One idea I had with my child was to photocopy the yearbook photos from last year’s 3rd grade classes. Not just my child’s class but all three third grade classes.
Then, for the first two days of school, I had my child identify people in his class. I’m hoping this helps him approach familiar peers sooner.Our kids are visual learners. My child has been at the same school since kindergarten. He has known a lot of the same kids for years. He was able to visually identify many of his new classmates. My thinking was that once he visually identified some of his more familiar peers, then he’d have an easier time getting more comfortable
You can also make a social story to help your special needs child with this big 4th grade transition. The story can depict a larger classroom with lots of kids and even more desks in the room. It can begin with a panel of a typical 3rd grade-looking class and end with a 4th grade-looking class. Then, your child can have a visual of the difference.
What are some of the other obstacles in 4th grade?
More homework and more independent study is a given in the upper grades of elementary school. Kids are being seriously prepared for middle school and high school. It makes sense.
If you live in our house, homework is done before any computer, Wii, or game playing. We established that rule long ago. 4th grade will be a challenge because of the increased amount of homework. Hopefully, we can find a balance between completing homework and squeezing in some “fun time.”

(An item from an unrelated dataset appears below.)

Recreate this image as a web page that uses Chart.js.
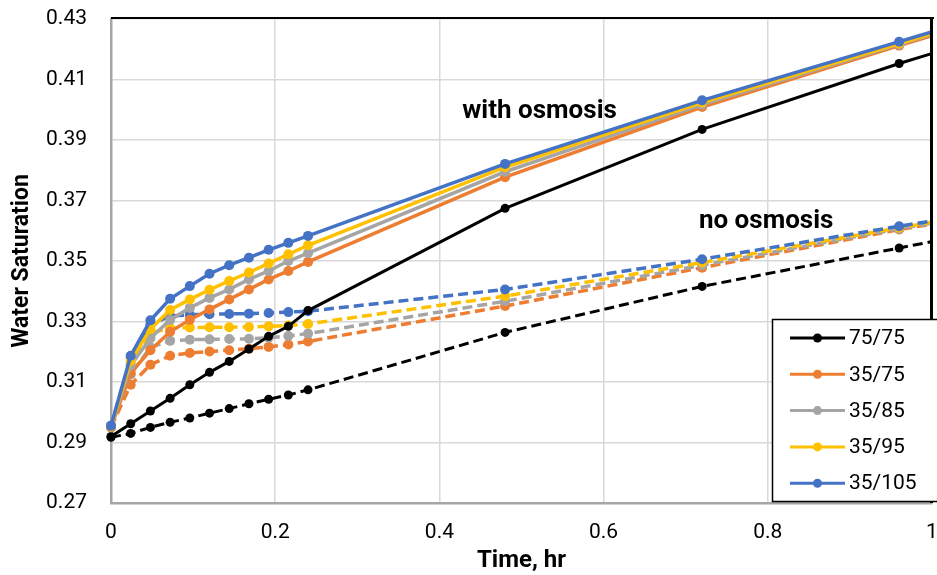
<!DOCTYPE html>
<html>
<head>
<meta charset="utf-8">
<script src="https://cdn.jsdelivr.net/npm/chart.js@4.4.1/dist/chart.umd.min.js"></script>
<style>
  html, body { margin: 0; padding: 0; background: #fff; }
  #wrap { width: 937px; height: 575px; }
</style>
</head>
<body>
<div id="wrap"><canvas id="satChart"></canvas></div>
<script>
// sample times, hr (last one sits past the axis end and gets clipped)
const timeHr = [0, 0.024, 0.048, 0.072, 0.096, 0.12, 0.144, 0.168, 0.192, 0.216, 0.24, 0.48, 0.72, 0.96, 1.2];

const xTicks = [0, 0.2, 0.4, 0.6, 0.8, 1];
const yTicks = [0.27, 0.29, 0.31, 0.33, 0.35, 0.37, 0.39, 0.41, 0.43];

const caseLabels = ['75/75', '35/75', '35/85', '35/95', '35/105'];
const caseColors = ['#000000', '#ED7D31', '#A5A5A5', '#FFC000', '#4472C4'];

// water saturation, with osmosis (solid)
const osm75_75  = [0.2920, 0.2962, 0.3004, 0.3046, 0.3091, 0.3132, 0.3168, 0.3209, 0.3251, 0.3284, 0.3336, 0.3674, 0.3935, 0.4153, 0.4350];
const osm35_75  = [0.2950, 0.3130, 0.3205, 0.3266, 0.3306, 0.3340, 0.3373, 0.3406, 0.3439, 0.3467, 0.3497, 0.3777, 0.4009, 0.4212, 0.4410];
const osm35_85  = [0.2952, 0.3155, 0.3245, 0.3305, 0.3345, 0.3378, 0.3406, 0.3439, 0.3467, 0.3500, 0.3526, 0.3795, 0.4017, 0.4216, 0.4412];
const osm35_95  = [0.2953, 0.3170, 0.3275, 0.3338, 0.3373, 0.3405, 0.3434, 0.3462, 0.3492, 0.3522, 0.3552, 0.3810, 0.4024, 0.4219, 0.4415];
const osm35_105 = [0.2955, 0.3187, 0.3304, 0.3375, 0.3417, 0.3458, 0.3486, 0.3511, 0.3537, 0.3560, 0.3583, 0.3821, 0.4031, 0.4225, 0.4420];

// water saturation, no osmosis (dashed)
const noOsm75_75  = [0.2917, 0.2930, 0.2950, 0.2967, 0.2981, 0.2997, 0.3012, 0.3028, 0.3043, 0.3057, 0.3074, 0.3264, 0.3416, 0.3543, 0.3670];
const noOsm35_75  = [0.2950, 0.3091, 0.3157, 0.3187, 0.3196, 0.3201, 0.3205, 0.3210, 0.3216, 0.3224, 0.3234, 0.3351, 0.3478, 0.3604, 0.3712];
const noOsm35_85  = [0.2952, 0.3125, 0.3215, 0.3236, 0.3240, 0.3241, 0.3242, 0.3243, 0.3246, 0.3252, 0.3260, 0.3367, 0.3486, 0.3607, 0.3715];
const noOsm35_95  = [0.2953, 0.3160, 0.3262, 0.3278, 0.3280, 0.3281, 0.3281, 0.3282, 0.3284, 0.3287, 0.3292, 0.3384, 0.3495, 0.3610, 0.3718];
const noOsm35_105 = [0.2955, 0.3180, 0.3290, 0.3318, 0.3322, 0.3324, 0.3325, 0.3326, 0.3328, 0.3331, 0.3334, 0.3406, 0.3506, 0.3615, 0.3720];

const withOsmosis = [osm75_75, osm35_75, osm35_85, osm35_95, osm35_105];
const noOsmosis = [noOsm75_75, noOsm35_75, noOsm35_85, noOsm35_95, noOsm35_105];

const notes = [
  { text: 'with osmosis', x: 0.522, y: 0.3994 },
  { text: 'no osmosis', x: 0.798, y: 0.3632 }
];

const FONT = 'Roboto, "Liberation Sans", Arial, sans-serif';

function makeSet(i, values, dashed) {
  const black = i === 0;
  return {
    label: caseLabels[i] + (dashed ? ' (no osmosis)' : ''),
    data: timeHr.map((t, k) => ({ x: t, y: values[k] })),
    borderColor: caseColors[i],
    backgroundColor: caseColors[i],
    borderWidth: black ? 3 : 3.5,
    borderDash: dashed ? [10, 5] : [],
    pointRadius: black ? 4.5 : 5,
    pointBorderWidth: 0,
    pointBackgroundColor: caseColors[i],
    tension: 0,
    clip: { left: 8, top: 0, right: 0, bottom: 8 }
  };
}

// Chart.js paints dataset 0 last, so build the list top-most first
const datasets = [];
for (let i = caseLabels.length - 1; i >= 0; i--) datasets.push(makeSet(i, withOsmosis[i], false));
for (let i = caseLabels.length - 1; i >= 0; i--) datasets.push(makeSet(i, noOsmosis[i], true));

const frame = {
  id: 'frame',
  afterDatasetsDraw(chart) {
    const { ctx, chartArea: a } = chart;
    ctx.save();
    ctx.strokeStyle = '#000';
    ctx.lineWidth = 2;
    ctx.beginPath();
    ctx.moveTo(a.left, a.top - 1);
    ctx.lineTo(a.right + 2, a.top - 1);
    ctx.stroke();
    ctx.lineWidth = 3;
    ctx.beginPath();
    ctx.moveTo(a.right - 0.5, a.top - 2);
    ctx.lineTo(a.right - 0.5, a.bottom);
    ctx.stroke();
    ctx.restore();
  }
};

const notesPlugin = {
  id: 'notes',
  afterDatasetsDraw(chart) {
    const { ctx, scales: { x, y } } = chart;
    ctx.save();
    ctx.font = 'bold 26px ' + FONT;
    ctx.fillStyle = '#000';
    ctx.textAlign = 'center';
    ctx.textBaseline = 'middle';
    notes.forEach(n => ctx.fillText(n.text, x.getPixelForValue(n.x), y.getPixelForValue(n.y)));
    ctx.restore();
  }
};

const legendBox = {
  id: 'legendBox',
  afterDraw(chart) {
    const { ctx } = chart;
    const left = 772.5, top = 319.5, w = 170, h = 182;
    ctx.save();
    ctx.fillStyle = '#fff';
    ctx.fillRect(left, top, w, h);
    ctx.strokeStyle = '#000';
    ctx.lineWidth = 1.5;
    ctx.strokeRect(left, top, w, h);
    ctx.font = '21px ' + FONT;
    ctx.textBaseline = 'middle';
    caseLabels.forEach((lab, i) => {
      const ds = chart.data.datasets.find(d => d.label === lab);
      const cy = 338 + i * 36.3;
      ctx.strokeStyle = ds.borderColor;
      ctx.lineWidth = 3;
      ctx.beginPath();
      ctx.moveTo(790, cy);
      ctx.lineTo(845, cy);
      ctx.stroke();
      ctx.fillStyle = ds.borderColor;
      ctx.beginPath();
      ctx.arc(817.5, cy, 4.5, 0, Math.PI * 2);
      ctx.fill();
      ctx.fillStyle = '#000';
      ctx.fillText(lab, 849, cy + 1);
    });
    ctx.restore();
  }
};

new Chart(document.getElementById('satChart'), {
  type: 'line',
  data: { datasets },
  plugins: [frame, notesPlugin, legendBox],
  options: {
    responsive: true,
    maintainAspectRatio: false,
    animation: false,
    events: [],
    layout: { padding: { left: 0, right: 1, top: 19, bottom: 0 } },
    plugins: { legend: { display: false }, tooltip: { enabled: false } },
    scales: {
      x: {
        type: 'linear',
        min: 0,
        max: 1,
        afterBuildTicks: s => { s.ticks = xTicks.map(v => ({ value: v })); },
        afterFit: s => { s.height = 72; s.paddingLeft = 0; s.paddingRight = 0; },
        grid: { color: '#d9d9d9', lineWidth: 1.5, drawTicks: false },
        border: { color: '#a6a6a6', width: 2.5 },
        ticks: { color: '#000', padding: 17, maxRotation: 0, font: { family: FONT, size: 21 }, callback: v => String(v) },
        title: { display: true, text: 'Time, hr', color: '#000', padding: { top: 0, bottom: 0 }, font: { family: FONT, size: 24, weight: 'bold' } }
      },
      y: {
        min: 0.27,
        max: 0.43,
        afterBuildTicks: s => { s.ticks = yTicks.map(v => ({ value: v })); },
        afterFit: s => { s.width = 111; s.paddingTop = 0; s.paddingBottom = 0; },
        grid: { color: '#d9d9d9', lineWidth: 1.5, drawTicks: false },
        border: { color: '#a6a6a6', width: 2.5 },
        ticks: { color: '#000', padding: 24, font: { family: FONT, size: 21 }, callback: v => v.toFixed(2) },
        title: { display: true, text: 'Water Saturation', color: '#000', padding: { top: 8, bottom: 0 }, font: { family: FONT, size: 23, weight: 'bold' } }
      }
    }
  }
});
</script>
</body>
</html>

Like I mentioned before, in my child’s school, there is no more afternoon recess. Eliminating one recess could be a potential problem for our kids. My child has a lot of OT issues. In the past, he often assisted his body during the afternoon recess. Now, he has to learn to do without it. Or, while he still has an aide, he has to negotiate a five minute break, but only when his body really needs it. We are trying to teach him to monitor when he body’s engine is only a little bit in need of a break or when his engine is really running high.
Physical education class is more serious in 4th grade. They even have P.E. standardized tests in my child’s school. Your child will have to eventually be able to do five push-ups, five pull-ups, etc. If your child is physically challenged, this may take some time for them to accomplish.
I’ve noticed one more important thing that begins to happen in 4th grade – cliques start to form. If your child already has trouble making friends becoming part of a clique at this age will be an even bigger challenge. Some groups will not be all that welcoming to special needs kids with obvious issues. They may be seeking “easier” friendships, ones that fit into their clique.
4th grade is yet another obstacle for our kids! Yet, if you prepare well and talk to your child about the changes, you should be able to assist help them with the transition.
To find Kimberly Kaplan:
www.smashwords.com – ebook “A Parents’ Guide to Early Autism Intervention”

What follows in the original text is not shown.